Extracting lithium from geothermal waters is considered to be less carbon-intensive than existing methods, as the same waters can be used to generate zero-carbon electrical power and heat used in the process.
Cornish Lithium founder and CEO Jeremy Wrathall said: “This is an exciting step towards the realisation of low-carbon lithium extraction from geothermal waters in Cornwall, and compliments Cornish Lithium’s work to date on exploring for lithium contained within shallower geothermal waters in the county.
“We now have increased confidence that these lithium-enriched geothermal waters can be found at depth across Cornwall and believe that there is significant potential to replicate combined lithium and geothermal extraction plants in different locations across the county where Cornish Lithium has mineral rights agreements in place.”
Low salinity makes Cornish geothermal waters ‘highly suitable’ for direct lithium extraction
The company said assessments had found average lithium concentrates of 220 milligrams per litre (mg/L) – with top-end concentrations of up to 260 mg/L.
Potential additional by-products such as boron, rubidium, caesium and potassium were also identified.
The total dissolved solids (TDS) concentration of the waters was measured at 29,000 mg/L – a level that is “exceptionally low” compared to other geothermal sites worldwide.
Cornish Lithium noted in particular that the presence of magnesium, a metal that can complicate lithium-processing operations, is extremely low at a concentration of only five mg/L.

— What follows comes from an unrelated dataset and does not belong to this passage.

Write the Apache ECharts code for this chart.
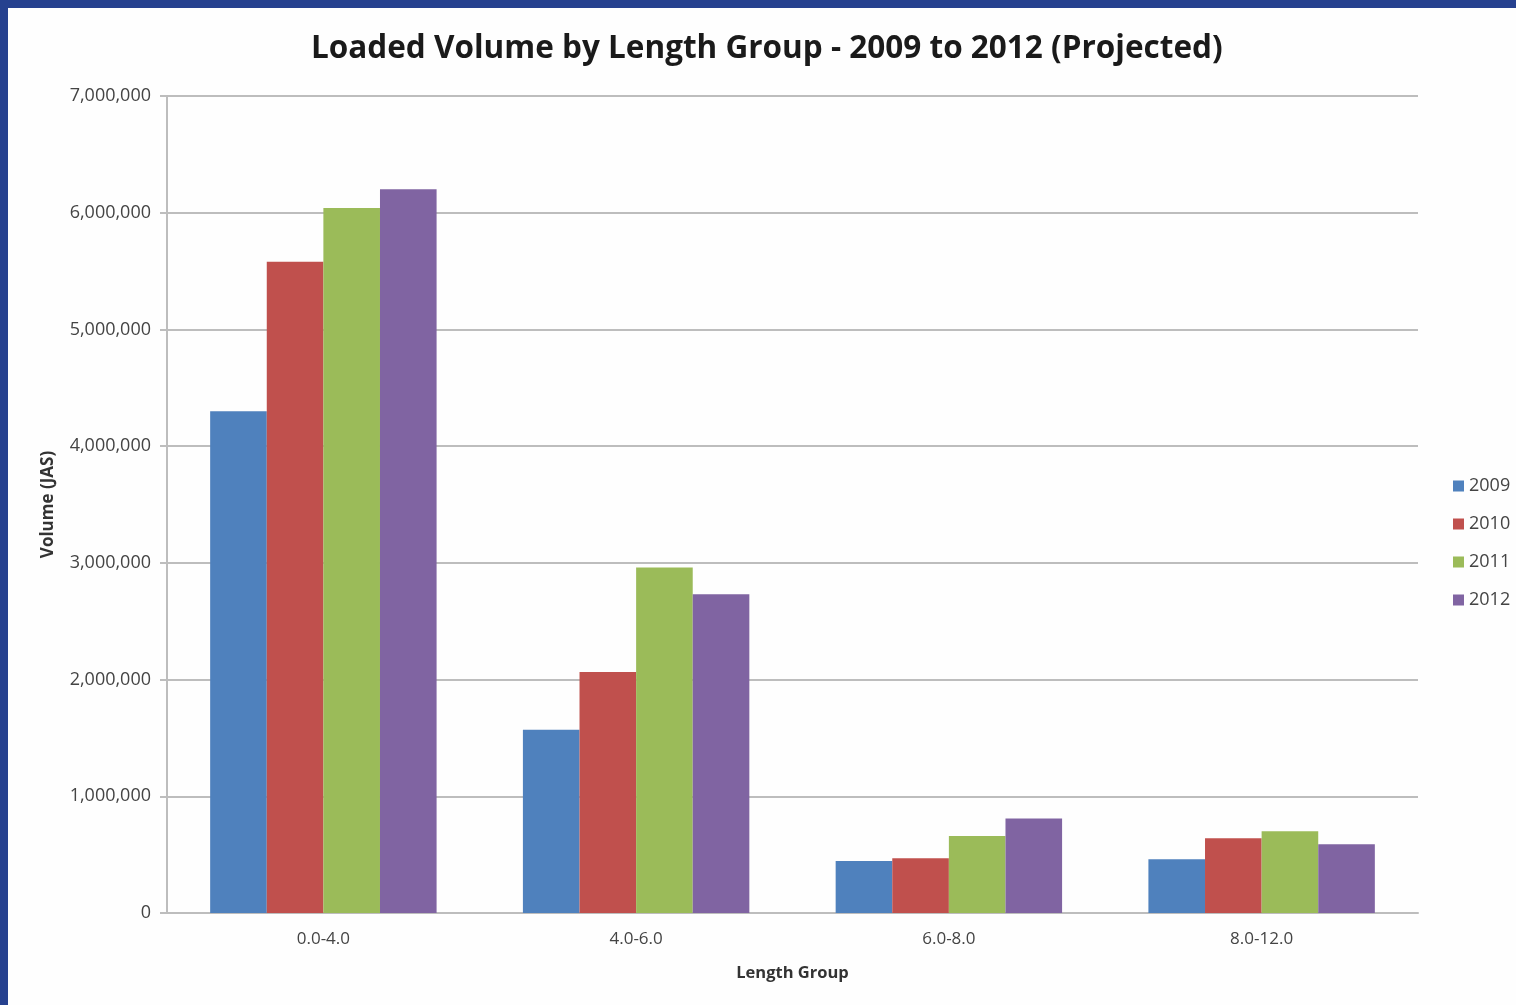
<!DOCTYPE html>
<html>
<head>
<meta charset="utf-8">
<script src="https://cdn.jsdelivr.net/npm/echarts@6/dist/echarts.min.js"></script>
<style>
  html, body { margin:0; padding:0; width:1516px; height:1005px; background:#26418f; overflow:hidden; }
  #chart { position:absolute; left:8px; top:8px; width:1508px; height:997px; background:#fefefe; }
</style>
</head>
<body>
<div id="chart"></div>
<script>
const categories = ['0.0-4.0', '4.0-6.0', '6.0-8.0', '8.0-12.0'];
const years = ['2009', '2010', '2011', '2012'];
const v2009 = [4300000, 1570000, 445000, 460000];
const v2010 = [5580000, 2065000, 470000, 640000];
const v2011 = [6040000, 2960000, 660000, 700000];
const v2012 = [6200000, 2730000, 810000, 590000];
const yTicks = [0, 1000000, 2000000, 3000000, 4000000, 5000000, 6000000, 7000000];
const colors = ['#4F81BD', '#C0504D', '#9BBB59', '#8064A2'];
const seriesValues = [v2009, v2010, v2011, v2012];

const chart = echarts.init(document.getElementById('chart'));
const font = "'Open Sans', 'Noto Sans', sans-serif";
chart.setOption({
  animation: false,
  textStyle: { fontFamily: font },
  title: {
    text: 'Loaded Volume by Length Group - 2009 to 2012 (Projected)',
    left: 298, top: 20,
    textStyle: { fontFamily: font, fontSize: 31.5, fontWeight: 'bold', color: '#1a1a1a' }
  },
  legend: {
    orient: 'vertical', left: 1440, top: 464,
    itemWidth: 11, itemHeight: 11, itemGap: 20, icon: 'rect',
    textStyle: { fontFamily: font, fontSize: 18, color: '#444' },
    data: years
  },
  grid: { left: 159, right: 98, top: 88, bottom: 92 },
  xAxis: {
    type: 'category', data: categories,
    name: 'Length Group', nameLocation: 'middle', nameGap: 52,
    nameTextStyle: { fontFamily: font, fontSize: 16.5, fontWeight: 'bold', color: '#333' },
    axisLine: { lineStyle: { color: '#bdbdbd', width: 2 } },
    axisTick: { show: false },
    axisLabel: { fontFamily: font, fontSize: 17, color: '#444', margin: 18 }
  },
  yAxis: {
    type: 'value', min: 0, max: 7000000, interval: 1000000,
    name: 'Volume (JAS)', nameLocation: 'middle', nameGap: 110, nameRotate: 90,
    nameTextStyle: { fontFamily: font, fontSize: 17, fontWeight: 'bold', color: '#333' },
    axisLine: { show: true, lineStyle: { color: '#bdbdbd', width: 2 } },
    axisTick: { show: true, length: 7, lineStyle: { color: '#bdbdbd', width: 2 } },
    splitLine: { lineStyle: { color: '#bdbdbd', width: 2 } },
    axisLabel: {
      fontFamily: font, fontSize: 18, color: '#444', margin: 16,
      formatter: v => yTicks.includes(v) ? v.toLocaleString('en-US') : ''
    }
  },
  series: years.map((y, i) => ({
    name: y, type: 'bar', data: seriesValues[i],
    itemStyle: { color: colors[i] },
    barGap: '0%', barCategoryGap: '27.6%'
  }))
});
</script>
</body>
</html>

Wrathall added: “These results show that Cornish deep geothermal waters, unlike others around the world, have low salinity, meaning much lower concentrations of elements such as magnesium and sodium.
“When these elements are present in high concentrations it can make it difficult and more expensive to separate out the lithium compounds. Cornish geothermal waters should therefore be highly suitable for extraction methods using DLE technology.”
Discovery raises hopes of potential revival for Cornwall mining industry
Lithium has traditionally been extracted in one of two ways: solar evaporation from vast brine pools, as is common in South America, and hard rock extraction of lithium ore.
Numerous technologies are under development to simplify the extractive process – particularly from solar evaporation ponds, many of which are located in the Lithium Triangle region around Argentina, Chile and Bolivia – which can be time-consuming, logistically challenging and energy-intensive.
Cornish Lithium said: “Whilst salar brines are often much higher grade, they are difficult to process due to the presence of high levels of magnesium and other deleterious elements. Access to power in these remote locations also makes DLE challenging, or impossible.
“The results from the United Downs Geothermal Power Project demonstrate that this geothermal system has realistic potential to produce economic grades of lithium and, potentially, additional by-products.”
Rob Bowell, from resource consultancy SRK Consulting, said: “The lithium grades reported from the deep geothermal waters at United Downs are globally significant. Coupled with the low salinity of the waters, they should be highly amenable to lithium extraction using cutting-edge DLE technology.”
Cornish Lithium has been exploring several sites across Cornwall for mineral deposits in both geothermal waters and hard-rock deposits.
Earlier this year, it made a significant copper and tin discovery during exploratory drilling, the rights to which belong to Canadian miner Strongbow Exploration, uncovering rock formations with a grade of 7.46% copper.
In July, it raised more than £800,000 from shareholders to accelerate its exploration efforts, having identified “highly encouraging” signs of a commercially-viable lithium resource that could boost the UK’s efforts to establish a domestic supply of the metal.
The company is currently preparing for a new fundraising via Crowdcube.
Cornwall has a history of tin mining dating back to the Bronze Age, and in the 19th century was one of the world’s largest copper-producing regions – but the industry has been dormant for more than three decades.
Bowell said: “This is a fantastic opportunity for Cornwall to lead the charge on environmentally-responsible extraction of this critical raw material in Europe and beyond.”